Playing chess gameThe resume was great while it lasted, but LinkedIn (LI) is making it look pretty antiquated. LI simply offers so much more than a Word doc ever really could. And now that applicant tracking systems are onboard with LI, there’s really no stopping it.

1) The Lies, Oh the Lies…

Business Insider claims that 46 percent of resumes have some sort of false information and 70 percent of college students said they would lie on their resume if it landed them the job they wanted. Herein lies the beauty of a public resume.

No matter what type of candidate recruiters are hunting for, they are far less likely to fib about their work history on a professional network, and if they do, they are far less likely to get away with it.

2) Why Settle for a Trailer When You Can See the Whole Movie?

LinkedIn offers a far more detailed look into the candidate’s professional life than a resume will lend. Recruiters are able to view professional connections, past and present work, interests, what the candidate looks like and how they communicated socially. A resume offers far less information (let’s face it), in far more boring manner.

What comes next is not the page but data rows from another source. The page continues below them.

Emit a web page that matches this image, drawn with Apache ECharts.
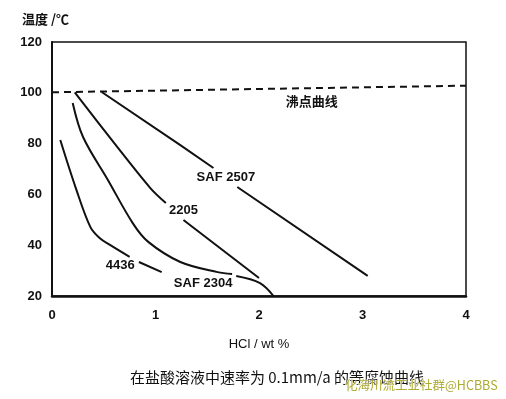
<!DOCTYPE html>
<html>
<head>
<meta charset="utf-8">
<script src="https://cdn.jsdelivr.net/npm/echarts@6/dist/echarts.min.js"></script>
<style>
html, body { margin: 0; padding: 0; background: #fff; }
#chart { width: 506px; height: 399px; }
</style>
</head>
<body>
<div id="chart"></div>
<script>
// 在盐酸溶液中速率为 0.1mm/a 的等腐蚀曲线
var xTicks = [0, 1, 2, 3, 4];
var yTicks = [20, 40, 60, 80, 100, 120];

// 沸点曲线
var boiling = [[0, 100.2], [4, 102.8]];

// SAF 2507 (null = 标注处断开)
var saf2507 = [[0.48, 100.3], [1.24, 79.4], [1.56, 70.4], null, [1.79, 62.9], [3.05, 27.9]];

// 2205
var alloy2205 = [[0.22, 100.2], [0.63, 78.7], [0.95, 62.5], [1.10, 56.6], null, [1.27, 49.9], [2.00, 27.1]];

// SAF 2304
var saf2304 = [[0.20, 96.0], [0.30, 82.6], [0.54, 65.7], [0.78, 48.7], [0.93, 41.3], [1.24, 33.4],
    [1.60, 29.4], [1.74, 28.7], null, [1.78, 27.9], [2.01, 25.1], [2.14, 20.0]];

// 4436
var alloy4436 = [[0.08, 81.4], [0.23, 62.5], [0.37, 47.2], [0.46, 42.8], [0.56, 40.1], [0.75, 35.4],
    null, [0.84, 33.4], [1.06, 29.4]];

// 曲线名称
var curveLabels = [
    {name: 'SAF 2507', value: [1.68, 66.5]},
    {name: '2205', value: [1.27, 53.5]},
    {name: '4436', value: [0.66, 32.2]},
    {name: 'SAF 2304', value: [1.46, 25.1]},
    {name: '沸点曲线', value: [2.51, 96.4]}
];

var chart = echarts.init(document.getElementById('chart'));

function curve(name, data, smooth) {
    return {
        name: name,
        type: 'line',
        data: data,
        smooth: smooth,
        connectNulls: false,
        symbol: 'none',
        lineStyle: {color: '#111', width: 2},
        silent: true
    };
}

var option = {
    animation: false,
    backgroundColor: '#fff',
    textStyle: {fontFamily: 'Liberation Sans, Arial, sans-serif'},
    title: [
        {
            text: '在盐酸溶液中速率为 0.1mm/a 的等腐蚀曲线',
            left: 272,
            top: 365,
            textAlign: 'center',
            textStyle: {fontFamily: 'Noto Sans CJK SC', fontSize: 15, fontWeight: 'normal', color: '#111'}
        },
        {
            text: '化海川流工业社群@HCBBS',
            left: 340,
            top: 374,
            textStyle: {
                fontFamily: 'Noto Sans CJK SC', fontSize: 12.5, fontWeight: 'normal', color: '#aeab32',
                textBorderColor: 'rgba(255,255,255,0.8)', textBorderWidth: 1
            }
        }
    ],
    grid: {
        left: 52,
        top: 42,
        right: 40,
        bottom: 103,
        show: true,
        borderColor: '#111',
        borderWidth: 1.5
    },
    xAxis: {
        type: 'value',
        min: xTicks[0],
        max: xTicks[xTicks.length - 1],
        interval: 1,
        name: 'HCl / wt %',
        nameLocation: 'middle',
        nameGap: 42,
        nameTextStyle: {fontSize: 13, color: '#111'},
        axisLine: {show: true, lineStyle: {color: '#111', width: 2.5}},
        axisTick: {show: false},
        splitLine: {show: false},
        axisLabel: {
            margin: 13, fontSize: 13, fontWeight: 'bold', color: '#111',
            formatter: function (v) { return xTicks.indexOf(v) >= 0 ? String(v) : ''; }
        }
    },
    yAxis: {
        type: 'value',
        min: yTicks[0],
        max: yTicks[yTicks.length - 1],
        interval: 20,
        name: '温度 /℃',
        nameLocation: 'end',
        nameGap: 16,
        nameTextStyle: {
            fontFamily: 'Noto Sans CJK SC', fontSize: 13, fontWeight: 'bold', color: '#111',
            align: 'left', padding: [0, 0, 0, -30]
        },
        axisLine: {show: true, lineStyle: {color: '#111', width: 2}},
        axisTick: {show: false},
        splitLine: {show: false},
        axisLabel: {margin: 10, fontSize: 13, fontWeight: 'bold', color: '#111'}
    },
    series: [
        {
            name: '沸点曲线',
            type: 'line',
            data: boiling,
            symbol: 'none',
            silent: true,
            lineStyle: {color: '#111', width: 2, type: [7, 5]}
        },
        curve('SAF 2507', saf2507, false),
        curve('2205', alloy2205, 0.3),
        curve('SAF 2304', saf2304, 0.35),
        curve('4436', alloy4436, 0.35),
        {
            name: 'labels',
            type: 'scatter',
            data: curveLabels,
            symbolSize: 0,
            silent: true,
            itemStyle: {color: '#111', opacity: 1},
            label: {
                show: true,
                position: [0, 0],
                align: 'center',
                verticalAlign: 'middle',
                formatter: '{b}',
                fontSize: 13,
                fontWeight: 'bold',
                color: '#111',
                opacity: 1,
                textBorderWidth: 0,
                fontFamily: 'Liberation Sans, Noto Sans CJK SC, sans-serif'
            }
        }
    ]
};

chart.setOption(option);
</script>
</body>
</html>
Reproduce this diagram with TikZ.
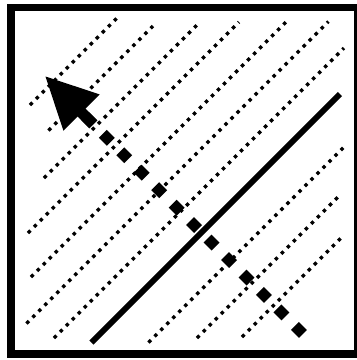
\documentclass[tikz,border=0pt]{standalone}
\begin{document}
\begin{tikzpicture}[x=1pt,y=-1pt,
  dotline/.style={line width=3.4pt,dash pattern=on 3.4pt off 5.1pt,line cap=butt},
  solidline/.style={line width=6pt,line cap=butt},
  dashshaft/.style={line width=11.3pt,dash pattern=on 11.3pt off 13.4pt,line cap=butt},
  frame/.style={line width=7.5pt}]
\useasboundingbox (0,0) rectangle (357,360);
\fill[white] (0,0) rectangle (357,360);
% dotted lines
\draw[dotline] (30,105) -- (117,18);
\draw[dotline] (48.5,130.5) -- (153,26);
\draw[dotline] (44,178) -- (199,23);
\draw[dotline] (28,233) -- (239,22);
\draw[dotline] (31,277) -- (286.5,21.5);
\draw[dotline] (26.5,323.5) -- (328.5,21.5);
\draw[dotline] (54,338) -- (344,48);
\draw[dotline] (148.5,342.5) -- (343.5,147.5);
\draw[dotline] (197,338) -- (341,194);
\draw[dotline] (242,337) -- (342.5,236.5);
% solid line
\coordinate (sa) at (91.5,342.5);
\coordinate (sb) at (340,94);
\draw[solidline] (sa) -- (sb);
% dashed arrow
\coordinate (tail) at (302.9,333.9);
\coordinate (base) at (80.9,111.9);
\coordinate (tip) at (45.5,76.5);
\coordinate (b1) at (99.7,94.4);
\coordinate (b2) at (63.4,130.7);
\draw[dashshaft] (tail) -- (base);
\draw[line width=11.3pt,line cap=butt] (79.4,110.4) -- (93.3,124.3);
\fill (tip) -- (b1) -- (b2) -- cycle;
% frame
\draw[frame] (11.2,7.5) rectangle (358,354);
\end{tikzpicture}
\end{document}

3) Ooh, Ooh, I Wanna Hit the Button!

We loved hitting that elevator button. It’s the satisfaction of pressing a little button and getting instant results. Boom, you’re on the top floor. Boom, you’ve just applied for a job. Candidates love the “Apply with LinkedIn” button. There isn’t an easier, more inviting process that an organization can offer. The applicant tracking system then grabs pertinent information and presents it to the recruiter. It’s a beautiful thing.

4) You Can Check Out Real Examples of Work

Many LI users are now using this social network to share work or projects with their connections. Recruiters then get to see the candidate’s skills and experience without the back and forth of emails, files and links.

5) Passive Means Nothing

While LinkedIn is considered a great tool for active job seekers, the number of passive candidates is much higher. This has nothing to do with superiority of the candidate types; it is a sheer matter of numbers. There is some great talent in that passive pool and LinkedIn is an excellent way to source them and reach out to them. (Please leave all of your comments about why recruiting passive candidates is stupid at the bottom. Thanks.)

6) Get the Real Scoop

While the little “Endorse this Person” button might not be as accurate as we like, written endorsements and comments from professional connections can prove to be very relevant. Furthermore, recruiters and hiring managers can see what connections they might have in common and scope out the candidate (preferably in a totally legal and non-creepy way).

From time-to-time I still hear stories about a job listing requiring the candidate to fax or mail a resume, and I realize how far our tech has come in such a short amount of time. LinkedIn is such a useful tool, and it is only becoming more of a solid part of business each day. It won’t be long until the resume and video stores are reminiscing about their glory days.